外資企業自然不會答應農民工們的要求,以無理取鬧把他們轟出門外。畢竟性命攸關,農民工們雖然不捨得花錢,但還是咬咬牙自費做了全面身體檢查。不查不知道,一查嚇了一大跳,甚至可是是恐怖!
這些人全部患有骨質疏鬆症,他們的年齡雖然只有二十幾歲,而他們的骨頭卻詭異的全部進入了老年期,六十歲、七十歲,甚至八十歲的都有!血檢結果,他們血液中的重金屬全部超標。要治療這些疾病,需要一個漫長的過程和一大筆資金。

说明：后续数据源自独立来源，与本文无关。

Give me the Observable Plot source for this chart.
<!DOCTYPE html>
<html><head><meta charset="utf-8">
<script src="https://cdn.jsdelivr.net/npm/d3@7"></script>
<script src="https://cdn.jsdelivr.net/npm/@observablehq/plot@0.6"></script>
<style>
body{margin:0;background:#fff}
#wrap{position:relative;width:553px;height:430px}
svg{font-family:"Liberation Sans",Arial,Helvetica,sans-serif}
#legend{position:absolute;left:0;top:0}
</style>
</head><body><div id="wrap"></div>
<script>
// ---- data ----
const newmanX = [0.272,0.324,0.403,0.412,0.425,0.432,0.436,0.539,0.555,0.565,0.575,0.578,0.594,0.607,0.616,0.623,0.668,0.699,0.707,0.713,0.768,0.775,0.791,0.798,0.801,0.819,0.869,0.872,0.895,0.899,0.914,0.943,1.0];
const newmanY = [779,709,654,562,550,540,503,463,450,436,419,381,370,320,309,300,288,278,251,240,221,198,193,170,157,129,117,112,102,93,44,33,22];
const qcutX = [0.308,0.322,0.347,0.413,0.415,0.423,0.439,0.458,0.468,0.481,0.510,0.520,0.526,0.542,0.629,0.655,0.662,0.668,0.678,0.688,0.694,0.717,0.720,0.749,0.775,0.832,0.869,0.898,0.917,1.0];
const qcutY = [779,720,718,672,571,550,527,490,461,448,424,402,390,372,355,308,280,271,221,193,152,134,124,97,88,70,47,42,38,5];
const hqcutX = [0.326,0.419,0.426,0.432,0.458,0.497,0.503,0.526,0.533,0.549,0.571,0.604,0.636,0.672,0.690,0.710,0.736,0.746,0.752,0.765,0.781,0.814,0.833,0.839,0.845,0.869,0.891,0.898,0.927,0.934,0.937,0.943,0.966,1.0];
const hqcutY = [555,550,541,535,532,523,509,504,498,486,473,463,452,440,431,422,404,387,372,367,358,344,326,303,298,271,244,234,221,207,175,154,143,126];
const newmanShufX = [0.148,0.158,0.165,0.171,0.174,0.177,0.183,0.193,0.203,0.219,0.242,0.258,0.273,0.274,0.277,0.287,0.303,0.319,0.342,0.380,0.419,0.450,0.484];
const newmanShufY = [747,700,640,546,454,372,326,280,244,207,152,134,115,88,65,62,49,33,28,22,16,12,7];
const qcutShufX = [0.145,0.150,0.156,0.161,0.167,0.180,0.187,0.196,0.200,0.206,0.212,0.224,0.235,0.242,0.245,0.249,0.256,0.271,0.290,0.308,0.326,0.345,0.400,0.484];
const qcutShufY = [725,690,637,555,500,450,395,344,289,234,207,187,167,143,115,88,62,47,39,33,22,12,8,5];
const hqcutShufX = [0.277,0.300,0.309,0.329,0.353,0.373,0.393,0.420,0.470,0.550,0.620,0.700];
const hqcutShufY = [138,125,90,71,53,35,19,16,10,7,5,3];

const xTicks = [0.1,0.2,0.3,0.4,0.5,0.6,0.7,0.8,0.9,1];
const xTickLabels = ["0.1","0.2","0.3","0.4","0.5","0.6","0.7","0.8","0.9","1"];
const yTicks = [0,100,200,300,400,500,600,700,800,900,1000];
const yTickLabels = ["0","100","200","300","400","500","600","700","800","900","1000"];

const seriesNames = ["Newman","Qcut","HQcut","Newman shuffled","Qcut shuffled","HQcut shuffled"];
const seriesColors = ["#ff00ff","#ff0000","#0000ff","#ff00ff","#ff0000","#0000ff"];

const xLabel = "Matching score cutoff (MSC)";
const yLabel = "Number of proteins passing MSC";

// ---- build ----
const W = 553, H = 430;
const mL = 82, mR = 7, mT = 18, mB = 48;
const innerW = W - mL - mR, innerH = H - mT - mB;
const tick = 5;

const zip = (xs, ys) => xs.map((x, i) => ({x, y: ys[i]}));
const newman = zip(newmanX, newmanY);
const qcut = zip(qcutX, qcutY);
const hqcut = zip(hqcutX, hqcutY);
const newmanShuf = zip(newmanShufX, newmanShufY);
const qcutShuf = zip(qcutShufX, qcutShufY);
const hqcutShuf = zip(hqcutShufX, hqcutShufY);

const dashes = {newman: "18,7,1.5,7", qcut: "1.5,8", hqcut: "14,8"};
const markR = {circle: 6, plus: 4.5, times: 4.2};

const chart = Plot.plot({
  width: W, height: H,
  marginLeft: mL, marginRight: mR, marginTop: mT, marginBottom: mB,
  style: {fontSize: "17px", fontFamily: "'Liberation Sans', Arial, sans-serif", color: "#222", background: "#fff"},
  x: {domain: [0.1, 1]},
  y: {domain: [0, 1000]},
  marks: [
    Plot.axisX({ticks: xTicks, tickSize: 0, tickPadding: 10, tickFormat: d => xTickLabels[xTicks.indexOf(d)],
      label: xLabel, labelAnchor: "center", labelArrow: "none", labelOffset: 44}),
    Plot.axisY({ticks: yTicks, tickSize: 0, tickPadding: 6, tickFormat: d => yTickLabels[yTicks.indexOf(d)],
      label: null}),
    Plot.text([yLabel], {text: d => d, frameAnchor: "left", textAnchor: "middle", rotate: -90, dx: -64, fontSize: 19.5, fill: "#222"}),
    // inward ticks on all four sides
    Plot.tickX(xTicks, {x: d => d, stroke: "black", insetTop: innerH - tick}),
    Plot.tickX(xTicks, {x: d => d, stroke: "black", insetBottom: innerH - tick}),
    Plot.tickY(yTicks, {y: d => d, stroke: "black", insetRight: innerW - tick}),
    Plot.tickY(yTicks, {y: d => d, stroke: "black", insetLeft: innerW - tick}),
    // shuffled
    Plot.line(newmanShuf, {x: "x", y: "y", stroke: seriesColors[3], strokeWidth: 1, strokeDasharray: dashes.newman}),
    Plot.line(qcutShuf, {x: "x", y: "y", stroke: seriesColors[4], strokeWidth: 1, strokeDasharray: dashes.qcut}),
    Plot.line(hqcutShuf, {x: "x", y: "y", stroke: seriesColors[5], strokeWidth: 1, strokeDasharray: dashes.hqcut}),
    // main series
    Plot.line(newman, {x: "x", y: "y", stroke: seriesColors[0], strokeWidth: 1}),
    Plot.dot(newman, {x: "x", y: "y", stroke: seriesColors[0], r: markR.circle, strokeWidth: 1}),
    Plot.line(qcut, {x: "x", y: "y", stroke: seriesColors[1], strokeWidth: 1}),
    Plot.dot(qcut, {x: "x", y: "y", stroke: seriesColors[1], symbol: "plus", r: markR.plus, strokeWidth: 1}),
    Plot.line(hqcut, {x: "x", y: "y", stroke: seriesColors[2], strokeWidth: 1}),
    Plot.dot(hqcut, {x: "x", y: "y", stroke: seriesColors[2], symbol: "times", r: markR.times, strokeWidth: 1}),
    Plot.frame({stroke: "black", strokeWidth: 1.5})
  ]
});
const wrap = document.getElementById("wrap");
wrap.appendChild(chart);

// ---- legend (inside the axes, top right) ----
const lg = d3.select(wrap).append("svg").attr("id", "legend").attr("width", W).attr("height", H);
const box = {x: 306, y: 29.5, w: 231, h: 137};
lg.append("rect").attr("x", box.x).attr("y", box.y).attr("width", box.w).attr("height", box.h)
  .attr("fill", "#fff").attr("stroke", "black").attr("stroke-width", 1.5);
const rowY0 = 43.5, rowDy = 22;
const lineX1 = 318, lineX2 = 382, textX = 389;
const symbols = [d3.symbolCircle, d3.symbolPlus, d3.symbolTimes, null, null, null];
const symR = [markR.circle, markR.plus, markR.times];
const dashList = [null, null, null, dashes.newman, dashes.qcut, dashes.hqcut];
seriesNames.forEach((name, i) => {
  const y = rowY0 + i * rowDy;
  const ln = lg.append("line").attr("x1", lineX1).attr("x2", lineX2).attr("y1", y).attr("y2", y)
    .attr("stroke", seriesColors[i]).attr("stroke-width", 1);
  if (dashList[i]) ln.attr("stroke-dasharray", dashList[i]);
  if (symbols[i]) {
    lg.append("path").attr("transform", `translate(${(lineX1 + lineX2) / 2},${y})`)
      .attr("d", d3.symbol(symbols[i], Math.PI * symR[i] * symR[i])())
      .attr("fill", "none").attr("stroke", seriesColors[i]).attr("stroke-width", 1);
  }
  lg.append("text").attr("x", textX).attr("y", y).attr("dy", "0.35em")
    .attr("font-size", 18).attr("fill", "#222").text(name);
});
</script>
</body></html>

農民工們憤怒了,一定是工廠裡有什麼有害物質,廠方事先隱瞞下來,等損害了他們的身體,而這黑心工廠又毫不負責地將他們推出大門,不管不問。
這十幾個農民工聯合起來,開始給這家外資企業討說法。外資企業一再辯稱,他們的生產環境完全符合中國的法律規定,這些人的身體情況和他們在工廠裡勞動沒有任何關係。
十幾個無權無勢的農民工和一個在國際上赫赫有名的外資企業掰腕子,結果不言自明。從外資企業那裡得不到說法,農民工們就開始向當地主管部門申訴。當地主管部門接到他們的材料,答應進行調查,卻是泥牛入海再無消息。幾次催問,都是仍然在調查中。
受害的農民工忍無可忍,開始走上*訪這條路。幾次上*訪沒有結果,這一次,十幾個心力憔悴的農民工悲憤交加,難免言辭激烈,還忍不住喊了口號。
在接濟中心工作人員的帶領下,韓秦見到了這批上*訪的人員。一共有十三個人,五個男孩八個女孩,都是二十多歲的年輕人,基本上和韓秦同齡。在這些年輕人的身上,看不見一點朝氣,眼裡滿是無助和迷茫。
韓秦感覺自己心裡一沉,勉強笑道:“朋友們,我是咱們東方事駐京辦主任,專門來接大家回去。大家有什麼問題,可以通過正常渠道,逐級進行反應。大家這樣聚在首都,根本解決不了問題。如果大家相信我,請跟我先回去,駐京辦可以給大家提供力能所及的幫助。”
聽韓秦這麼一說,十幾個年輕人冷漠地掃了韓秦一眼。他們不知道駐京辦是個什麼單位,不知道駐京辦主任是多大的官,更不相信駐京辦會給他們提供幫助。在這十幾個人的意識裡,官員離他們的距離太遠,他們不敢期望能得到地方官的恩惠。
按照潛規則,所謂的接他們回去,其實就是強制措施,願意走還是不願意,根本由不得這十幾個年輕人說了算。
三個便衣警察見這十幾個人根本不理睬駐京辦主任,幾人交換了一下眼色,衝上去便準備將他們強行帶走。